Data block:

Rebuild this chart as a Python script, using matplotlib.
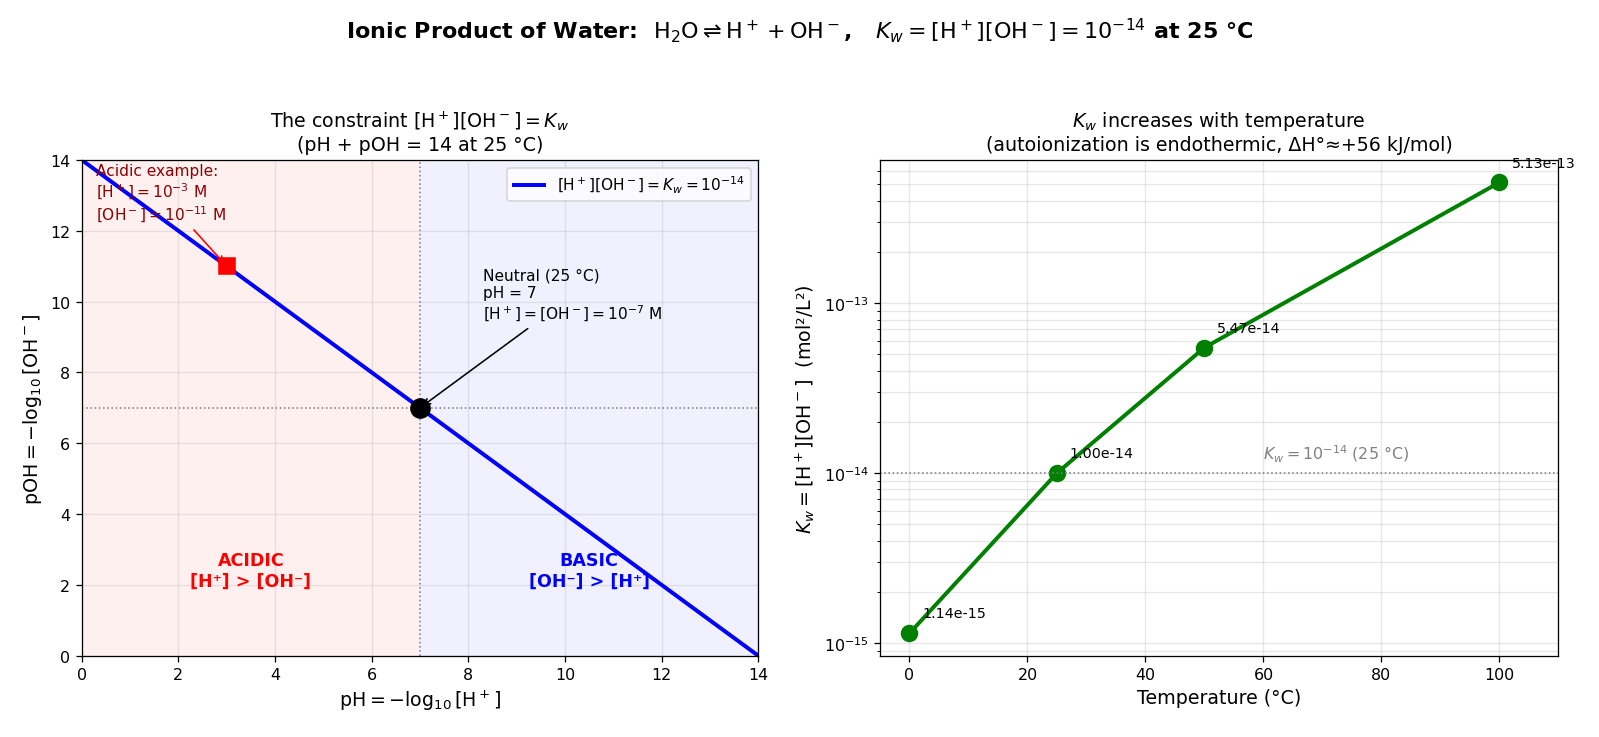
import numpy as np
import matplotlib
matplotlib.use("Agg")
import matplotlib.pyplot as plt

# left panel: pH + pOH = 14
ph = np.array([0, 14])
neutral_ph, neutral_poh = 7, 7
acid_ph, acid_poh = 3, 11

# right panel: Kw vs temperature
temps = [0, 25, 50, 100]
kw_vals = [1.14e-15, 1.00e-14, 5.47e-14, 5.13e-13]

fig = plt.figure(figsize=(14, 6.4575), dpi=114.2857)
ax1 = fig.add_axes([0.051, 0.110, 0.423, 0.672])
ax2 = fig.add_axes([0.550, 0.110, 0.424, 0.672])

fig.suptitle(r"Ionic Product of Water:  $\mathrm{H_2O} \rightleftharpoons \mathrm{H^+} + \mathrm{OH^-}$,   "
             r"$K_w = [\mathrm{H^+}][\mathrm{OH^-}] = 10^{-14}$ at 25 °C",
             fontsize=14, fontweight='bold', y=0.978)

# ---- left
ax1.axvspan(0, 7, color='red', alpha=0.06, lw=0)
ax1.axvspan(7, 14, color='blue', alpha=0.06, lw=0)
ax1.plot(ph, 14 - ph, color='blue', lw=2.5,
         label=r"$[\mathrm{H^+}][\mathrm{OH^-}] = K_w = 10^{-14}$")
ax1.axvline(neutral_ph, color='gray', ls=':', lw=1)
ax1.axhline(neutral_poh, color='gray', ls=':', lw=1)
ax1.plot(neutral_ph, neutral_poh, 'o', color='black', ms=12, zorder=5)
ax1.plot(acid_ph, acid_poh, 's', color='red', ms=10, zorder=5)

ax1.annotate("Neutral (25 °C)\npH = 7\n" + r"$[\mathrm{H^+}] = [\mathrm{OH^-}] = 10^{-7}$ M",
             xy=(neutral_ph, neutral_poh), xytext=(8.3, 9.5), fontsize=9.7,
             arrowprops=dict(arrowstyle='->', color='black', lw=1))
ax1.annotate("Acidic example:\n" + r"$[\mathrm{H^+}] = 10^{-3}$ M" + "\n" + r"$[\mathrm{OH^-}] = 10^{-11}$ M",
             xy=(acid_ph, acid_poh), xytext=(0.3, 12.3), fontsize=9.7, color='darkred',
             arrowprops=dict(arrowstyle='->', color='red', lw=1))

ax1.text(3.5, 2.4, "ACIDIC\n[H⁺] > [OH⁻]", color='red', fontsize=11,
         fontweight='bold', ha='center', va='center')
ax1.text(10.5, 2.4, "BASIC\n[OH⁻] > [H⁺]", color='blue', fontsize=11,
         fontweight='bold', ha='center', va='center')

ax1.set_xlim(0, 14)
ax1.set_ylim(0, 14)
ax1.set_xticks(range(0, 15, 2))
ax1.set_yticks(range(0, 15, 2))
ax1.grid(True, alpha=0.3)
ax1.legend(loc='upper right', fontsize=9.7)
ax1.set_xlabel(r"$\mathrm{pH} = -\log_{10}[\mathrm{H^+}]$", fontsize=12)
ax1.set_ylabel(r"$\mathrm{pOH} = -\log_{10}[\mathrm{OH^-}]$", fontsize=12)
ax1.set_title("The constraint " + r"$[\mathrm{H^+}][\mathrm{OH^-}] = K_w$" + "\n(pH + pOH = 14 at 25 °C)",
              fontsize=12)

# ---- right
ax2.semilogy(temps, kw_vals, 'o-', color='green', lw=2.5, ms=10)
for t, k in zip(temps, kw_vals):
    ax2.annotate(f"{k:.2e}", xy=(t, k), xytext=(8, 10), textcoords='offset points', fontsize=9)
ax2.axhline(1e-14, color='gray', ls=':', lw=1)
ax2.text(60, 1.2e-14, r"$K_w = 10^{-14}$ (25 °C)", color='gray', fontsize=10)
ax2.set_xlim(-5, 110)
ax2.grid(True, which='both', alpha=0.3)
ax2.set_xlabel("Temperature (°C)", fontsize=12)
ax2.set_ylabel(r"$K_w = [\mathrm{H^+}][\mathrm{OH^-}]$  (mol²/L²)", fontsize=12)
ax2.set_title(r"$K_w$ increases with temperature" + "\n(autoionization is endothermic, ΔH°≈+56 kJ/mol)",
              fontsize=12)

fig.savefig("out.png", dpi=114.2857)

What the exercise asks: Without the pictures, transcribe the listing above exactly.

Reply to the exercise:
Rebuild this chart as a Python script, using matplotlib.
import numpy as np
import matplotlib
matplotlib.use("Agg")
import matplotlib.pyplot as plt

# left panel: pH + pOH = 14
ph = np.array([0, 14])
neutral_ph, neutral_poh = 7, 7
acid_ph, acid_poh = 3, 11

# right panel: Kw vs temperature
temps = [0, 25, 50, 100]
kw_vals = [1.14e-15, 1.00e-14, 5.47e-14, 5.13e-13]

fig = plt.figure(figsize=(14, 6.4575), dpi=114.2857)
ax1 = fig.add_axes([0.051, 0.110, 0.423, 0.672])
ax2 = fig.add_axes([0.550, 0.110, 0.424, 0.672])

fig.suptitle(r"Ionic Product of Water:  $\mathrm{H_2O} \rightleftharpoons \mathrm{H^+} + \mathrm{OH^-}$,   "
             r"$K_w = [\mathrm{H^+}][\mathrm{OH^-}] = 10^{-14}$ at 25 °C",
             fontsize=14, fontweight='bold', y=0.978)

# ---- left
ax1.axvspan(0, 7, color='red', alpha=0.06, lw=0)
ax1.axvspan(7, 14, color='blue', alpha=0.06, lw=0)
ax1.plot(ph, 14 - ph, color='blue', lw=2.5,
         label=r"$[\mathrm{H^+}][\mathrm{OH^-}] = K_w = 10^{-14}$")
ax1.axvline(neutral_ph, color='gray', ls=':', lw=1)
ax1.axhline(neutral_poh, color='gray', ls=':', lw=1)
ax1.plot(neutral_ph, neutral_poh, 'o', color='black', ms=12, zorder=5)
ax1.plot(acid_ph, acid_poh, 's', color='red', ms=10, zorder=5)

ax1.annotate("Neutral (25 °C)\npH = 7\n" + r"$[\mathrm{H^+}] = [\mathrm{OH^-}] = 10^{-7}$ M",
             xy=(neutral_ph, neutral_poh), xytext=(8.3, 9.5), fontsize=9.7,
             arrowprops=dict(arrowstyle='->', color='black', lw=1))
ax1.annotate("Acidic example:\n" + r"$[\mathrm{H^+}] = 10^{-3}$ M" + "\n" + r"$[\mathrm{OH^-}] = 10^{-11}$ M",
             xy=(acid_ph, acid_poh), xytext=(0.3, 12.3), fontsize=9.7, color='darkred',
             arrowprops=dict(arrowstyle='->', color='red', lw=1))

ax1.text(3.5, 2.4, "ACIDIC\n[H⁺] > [OH⁻]", color='red', fontsize=11,
         fontweight='bold', ha='center', va='center')
ax1.text(10.5, 2.4, "BASIC\n[OH⁻] > [H⁺]", color='blue', fontsize=11,
         fontweight='bold', ha='center', va='center')

ax1.set_xlim(0, 14)
ax1.set_ylim(0, 14)
ax1.set_xticks(range(0, 15, 2))
ax1.set_yticks(range(0, 15, 2))
ax1.grid(True, alpha=0.3)
ax1.legend(loc='upper right', fontsize=9.7)
ax1.set_xlabel(r"$\mathrm{pH} = -\log_{10}[\mathrm{H^+}]$", fontsize=12)
ax1.set_ylabel(r"$\mathrm{pOH} = -\log_{10}[\mathrm{OH^-}]$", fontsize=12)
ax1.set_title("The constraint " + r"$[\mathrm{H^+}][\mathrm{OH^-}] = K_w$" + "\n(pH + pOH = 14 at 25 °C)",
              fontsize=12)

# ---- right
ax2.semilogy(temps, kw_vals, 'o-', color='green', lw=2.5, ms=10)
for t, k in zip(temps, kw_vals):
    ax2.annotate(f"{k:.2e}", xy=(t, k), xytext=(8, 10), textcoords='offset points', fontsize=9)
ax2.axhline(1e-14, color='gray', ls=':', lw=1)
ax2.text(60, 1.2e-14, r"$K_w = 10^{-14}$ (25 °C)", color='gray', fontsize=10)
ax2.set_xlim(-5, 110)
ax2.grid(True, which='both', alpha=0.3)
ax2.set_xlabel("Temperature (°C)", fontsize=12)
ax2.set_ylabel(r"$K_w = [\mathrm{H^+}][\mathrm{OH^-}]$  (mol²/L²)", fontsize=12)
ax2.set_title(r"$K_w$ increases with temperature" + "\n(autoionization is endothermic, ΔH°≈+56 kJ/mol)",
              fontsize=12)

fig.savefig("out.png", dpi=114.2857)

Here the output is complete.